▼
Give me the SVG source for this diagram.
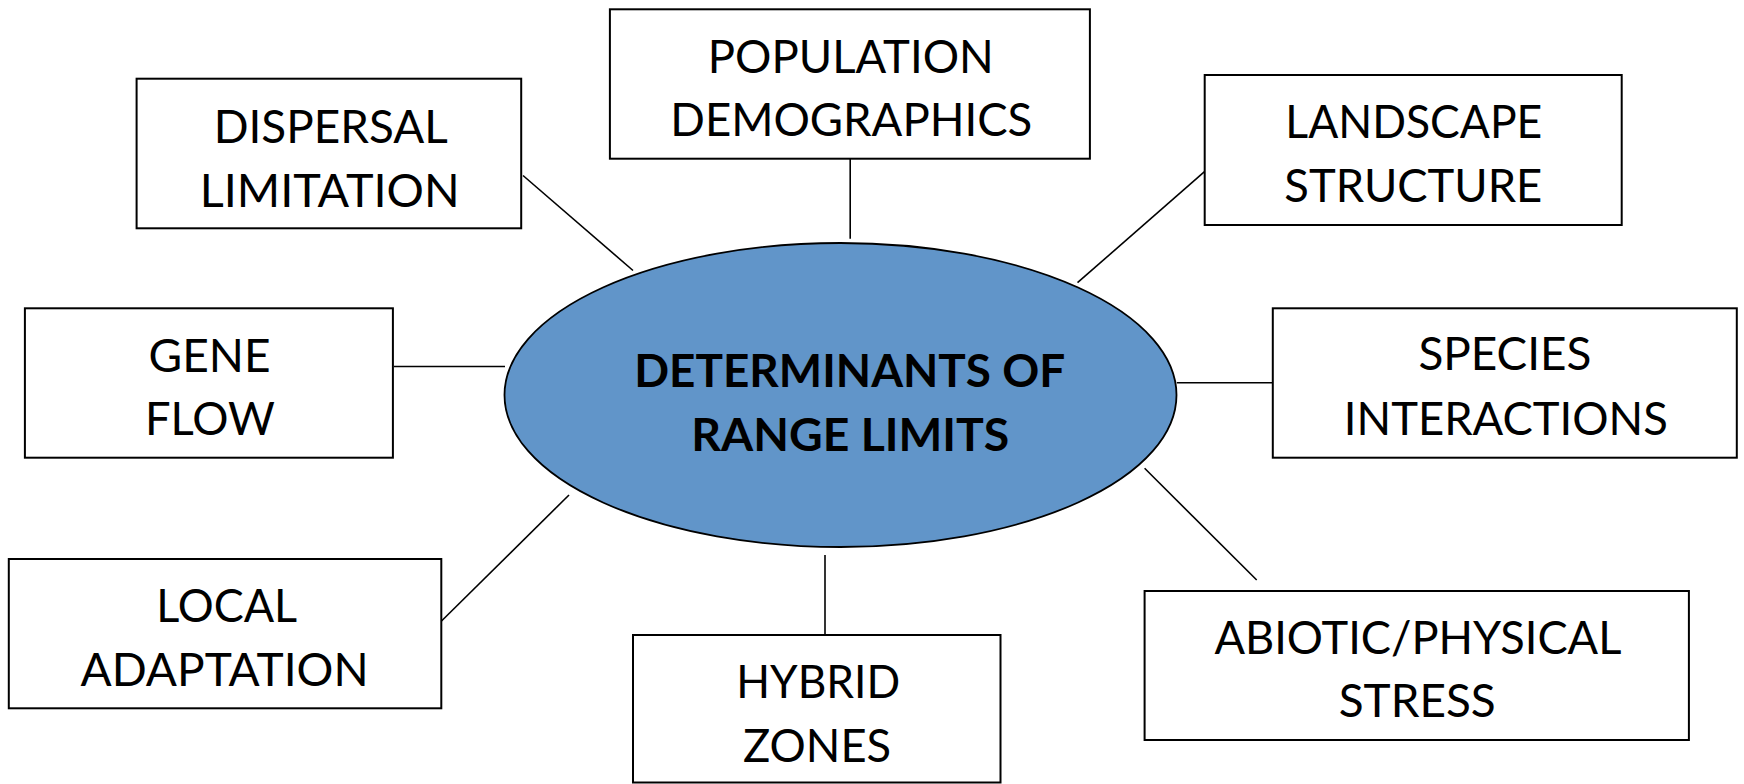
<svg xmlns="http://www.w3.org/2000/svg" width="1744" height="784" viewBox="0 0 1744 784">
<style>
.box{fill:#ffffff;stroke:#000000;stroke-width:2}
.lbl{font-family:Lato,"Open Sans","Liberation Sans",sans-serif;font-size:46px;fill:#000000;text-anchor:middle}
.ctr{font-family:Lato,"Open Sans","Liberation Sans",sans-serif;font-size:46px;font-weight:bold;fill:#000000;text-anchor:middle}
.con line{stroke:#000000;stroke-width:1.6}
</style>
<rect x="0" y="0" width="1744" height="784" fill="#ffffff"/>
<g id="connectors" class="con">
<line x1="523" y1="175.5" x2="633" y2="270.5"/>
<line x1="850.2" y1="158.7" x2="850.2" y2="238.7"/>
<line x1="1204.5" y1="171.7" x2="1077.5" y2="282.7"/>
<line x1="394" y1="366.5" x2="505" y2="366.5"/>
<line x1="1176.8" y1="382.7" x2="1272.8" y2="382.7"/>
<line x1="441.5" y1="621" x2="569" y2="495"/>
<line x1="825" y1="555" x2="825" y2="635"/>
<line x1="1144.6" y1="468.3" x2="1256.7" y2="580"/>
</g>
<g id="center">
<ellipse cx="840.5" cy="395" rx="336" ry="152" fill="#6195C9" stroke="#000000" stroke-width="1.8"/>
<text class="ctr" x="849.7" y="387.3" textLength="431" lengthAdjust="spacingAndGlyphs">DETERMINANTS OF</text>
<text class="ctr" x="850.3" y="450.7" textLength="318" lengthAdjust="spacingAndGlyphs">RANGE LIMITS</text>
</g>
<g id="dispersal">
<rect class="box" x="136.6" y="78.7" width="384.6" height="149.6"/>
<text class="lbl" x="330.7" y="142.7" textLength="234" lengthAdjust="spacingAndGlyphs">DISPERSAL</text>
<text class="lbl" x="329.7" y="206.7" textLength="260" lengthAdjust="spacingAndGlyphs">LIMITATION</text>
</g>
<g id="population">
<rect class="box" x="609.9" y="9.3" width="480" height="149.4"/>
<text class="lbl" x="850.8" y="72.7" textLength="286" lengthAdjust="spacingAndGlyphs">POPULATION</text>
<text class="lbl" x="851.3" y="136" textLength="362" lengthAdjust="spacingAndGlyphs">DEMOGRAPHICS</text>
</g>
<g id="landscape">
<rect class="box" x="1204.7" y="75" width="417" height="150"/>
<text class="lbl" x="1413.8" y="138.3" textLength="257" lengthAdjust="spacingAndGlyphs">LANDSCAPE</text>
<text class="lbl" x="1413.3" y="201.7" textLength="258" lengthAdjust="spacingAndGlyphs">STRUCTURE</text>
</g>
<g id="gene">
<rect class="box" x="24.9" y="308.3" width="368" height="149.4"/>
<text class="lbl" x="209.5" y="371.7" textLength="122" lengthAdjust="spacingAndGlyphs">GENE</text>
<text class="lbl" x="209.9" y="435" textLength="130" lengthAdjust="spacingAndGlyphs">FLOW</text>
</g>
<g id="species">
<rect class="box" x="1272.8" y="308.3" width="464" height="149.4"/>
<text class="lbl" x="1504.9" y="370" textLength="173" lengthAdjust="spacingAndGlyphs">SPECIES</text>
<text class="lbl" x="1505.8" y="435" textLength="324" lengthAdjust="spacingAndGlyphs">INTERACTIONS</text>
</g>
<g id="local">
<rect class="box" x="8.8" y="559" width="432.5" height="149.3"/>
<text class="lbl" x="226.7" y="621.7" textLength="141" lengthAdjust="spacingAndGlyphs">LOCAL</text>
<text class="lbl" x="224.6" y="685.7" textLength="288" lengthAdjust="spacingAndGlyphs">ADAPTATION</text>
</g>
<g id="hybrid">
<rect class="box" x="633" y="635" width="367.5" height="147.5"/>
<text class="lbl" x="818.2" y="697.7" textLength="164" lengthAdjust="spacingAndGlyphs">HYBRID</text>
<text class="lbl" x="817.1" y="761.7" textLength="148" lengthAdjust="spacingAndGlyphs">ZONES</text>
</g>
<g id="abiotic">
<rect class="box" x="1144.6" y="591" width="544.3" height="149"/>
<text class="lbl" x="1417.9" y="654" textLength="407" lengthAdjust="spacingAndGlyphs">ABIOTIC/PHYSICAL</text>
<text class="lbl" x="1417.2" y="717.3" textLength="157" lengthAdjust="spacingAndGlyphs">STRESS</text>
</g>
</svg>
▲
_TASK DETAILS_
Output a faithful copy of the data, with each picture left out.

_RESULT OF THIS EXERCISE_
Give me the SVG source for this diagram.
<svg xmlns="http://www.w3.org/2000/svg" width="1744" height="784" viewBox="0 0 1744 784">
<style>
.box{fill:#ffffff;stroke:#000000;stroke-width:2}
.lbl{font-family:Lato,"Open Sans","Liberation Sans",sans-serif;font-size:46px;fill:#000000;text-anchor:middle}
.ctr{font-family:Lato,"Open Sans","Liberation Sans",sans-serif;font-size:46px;font-weight:bold;fill:#000000;text-anchor:middle}
.con line{stroke:#000000;stroke-width:1.6}
</style>
<rect x="0" y="0" width="1744" height="784" fill="#ffffff"/>
<g id="connectors" class="con">
<line x1="523" y1="175.5" x2="633" y2="270.5"/>
<line x1="850.2" y1="158.7" x2="850.2" y2="238.7"/>
<line x1="1204.5" y1="171.7" x2="1077.5" y2="282.7"/>
<line x1="394" y1="366.5" x2="505" y2="366.5"/>
<line x1="1176.8" y1="382.7" x2="1272.8" y2="382.7"/>
<line x1="441.5" y1="621" x2="569" y2="495"/>
<line x1="825" y1="555" x2="825" y2="635"/>
<line x1="1144.6" y1="468.3" x2="1256.7" y2="580"/>
</g>
<g id="center">
<ellipse cx="840.5" cy="395" rx="336" ry="152" fill="#6195C9" stroke="#000000" stroke-width="1.8"/>
<text class="ctr" x="849.7" y="387.3" textLength="431" lengthAdjust="spacingAndGlyphs">DETERMINANTS OF</text>
<text class="ctr" x="850.3" y="450.7" textLength="318" lengthAdjust="spacingAndGlyphs">RANGE LIMITS</text>
</g>
<g id="dispersal">
<rect class="box" x="136.6" y="78.7" width="384.6" height="149.6"/>
<text class="lbl" x="330.7" y="142.7" textLength="234" lengthAdjust="spacingAndGlyphs">DISPERSAL</text>
<text class="lbl" x="329.7" y="206.7" textLength="260" lengthAdjust="spacingAndGlyphs">LIMITATION</text>
</g>
<g id="population">
<rect class="box" x="609.9" y="9.3" width="480" height="149.4"/>
<text class="lbl" x="850.8" y="72.7" textLength="286" lengthAdjust="spacingAndGlyphs">POPULATION</text>
<text class="lbl" x="851.3" y="136" textLength="362" lengthAdjust="spacingAndGlyphs">DEMOGRAPHICS</text>
</g>
<g id="landscape">
<rect class="box" x="1204.7" y="75" width="417" height="150"/>
<text class="lbl" x="1413.8" y="138.3" textLength="257" lengthAdjust="spacingAndGlyphs">LANDSCAPE</text>
<text class="lbl" x="1413.3" y="201.7" textLength="258" lengthAdjust="spacingAndGlyphs">STRUCTURE</text>
</g>
<g id="gene">
<rect class="box" x="24.9" y="308.3" width="368" height="149.4"/>
<text class="lbl" x="209.5" y="371.7" textLength="122" lengthAdjust="spacingAndGlyphs">GENE</text>
<text class="lbl" x="209.9" y="435" textLength="130" lengthAdjust="spacingAndGlyphs">FLOW</text>
</g>
<g id="species">
<rect class="box" x="1272.8" y="308.3" width="464" height="149.4"/>
<text class="lbl" x="1504.9" y="370" textLength="173" lengthAdjust="spacingAndGlyphs">SPECIES</text>
<text class="lbl" x="1505.8" y="435" textLength="324" lengthAdjust="spacingAndGlyphs">INTERACTIONS</text>
</g>
<g id="local">
<rect class="box" x="8.8" y="559" width="432.5" height="149.3"/>
<text class="lbl" x="226.7" y="621.7" textLength="141" lengthAdjust="spacingAndGlyphs">LOCAL</text>
<text class="lbl" x="224.6" y="685.7" textLength="288" lengthAdjust="spacingAndGlyphs">ADAPTATION</text>
</g>
<g id="hybrid">
<rect class="box" x="633" y="635" width="367.5" height="147.5"/>
<text class="lbl" x="818.2" y="697.7" textLength="164" lengthAdjust="spacingAndGlyphs">HYBRID</text>
<text class="lbl" x="817.1" y="761.7" textLength="148" lengthAdjust="spacingAndGlyphs">ZONES</text>
</g>
<g id="abiotic">
<rect class="box" x="1144.6" y="591" width="544.3" height="149"/>
<text class="lbl" x="1417.9" y="654" textLength="407" lengthAdjust="spacingAndGlyphs">ABIOTIC/PHYSICAL</text>
<text class="lbl" x="1417.2" y="717.3" textLength="157" lengthAdjust="spacingAndGlyphs">STRESS</text>
</g>
</svg>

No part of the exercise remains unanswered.